Female Head

  • Mesopotamia, Early Dynastic III
  • ca. 2500 B.C.
  • Alabaster, lapis lazuli
  • H-7.4 W-6.7
Catalogue Entry

This image depicts a female face rendered in relief on a lapis lazuli panel. Her forelocks, showing under the band around the bottom of her crown, are represented as a series of concentric semicircles and ovals, and at the left and right edges of the panel is relief work depicting further locks of hair hanging down both sides of her face. Her eyebrows join in the middle of her forehead and the bridge of her nose is prominent.

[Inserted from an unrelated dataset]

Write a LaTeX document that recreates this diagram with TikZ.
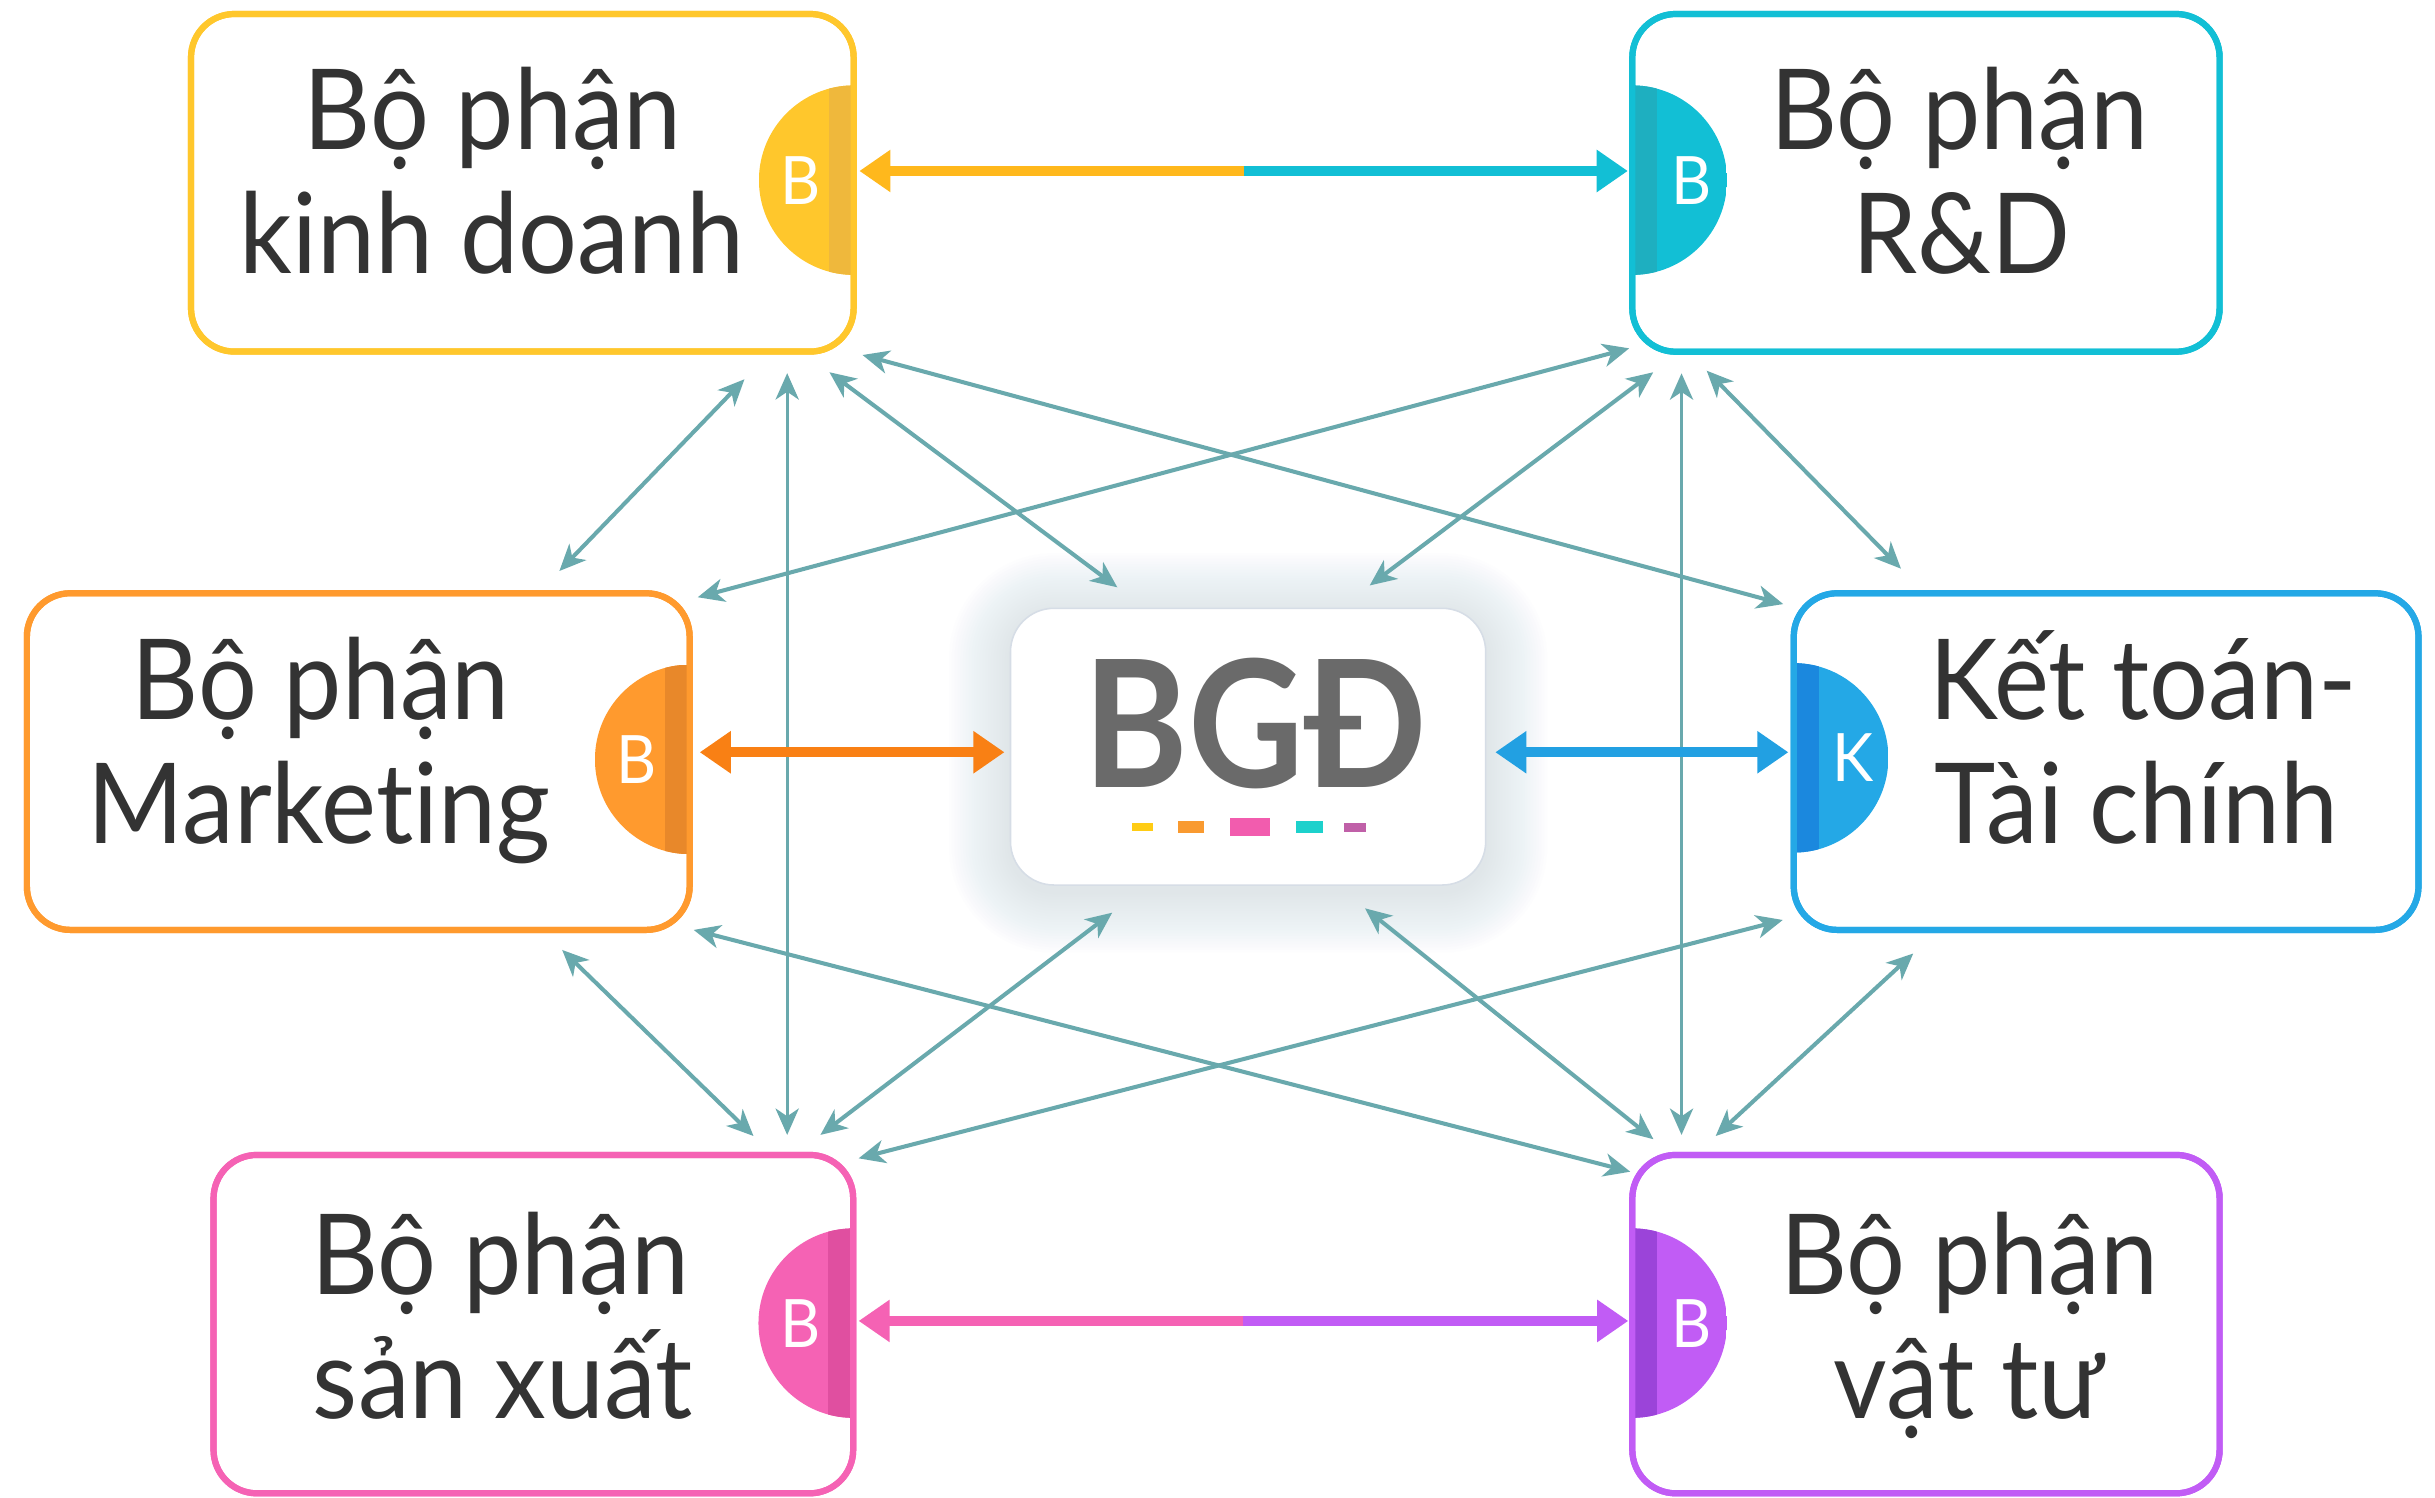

Comparing this female head with the one at cat. no. 004, we see that the latter is made mainly of alabaster and is more three-dimensional?almost sculpture in the round?but nonetheless it has a lot in common with the former, including a line of concentric semicircles to indicate strands of hair peeking out from under the headwear, longer locks of hair hanging to both sides of the face, inlaid eyebrows of lapis lazuli that meet between the eyes, and a prominent nose. These facial features are very close in form to that of a goddess image sculpted on a Sumerian Early Dynastic-period stone vessel fragment in the collection of the Vorderasiatisches Museum (Museum of the Ancient Near East; part of the Pergamon Museum) in Berlin, as is the rendering of the curling tips of the longer locks of hair in cat. no. 004. The goddess depicted on the stone vessel fragment is thought to be Nisaba, goddess of grain, and all three examples depict female faces with gentle smiles befitting such a goddess of fertility and abundance. The people of ancient Mesopotamia dedicated to their temples not only sculptures but also such items as vessels and decorative wall panels bearing depictions of various scenes. In some such scenes the worshipper who dedicated the item is depicted along with images of divine beings, and cat. nos. 004 and 005 may have been part of temple-dedicated works of that kind.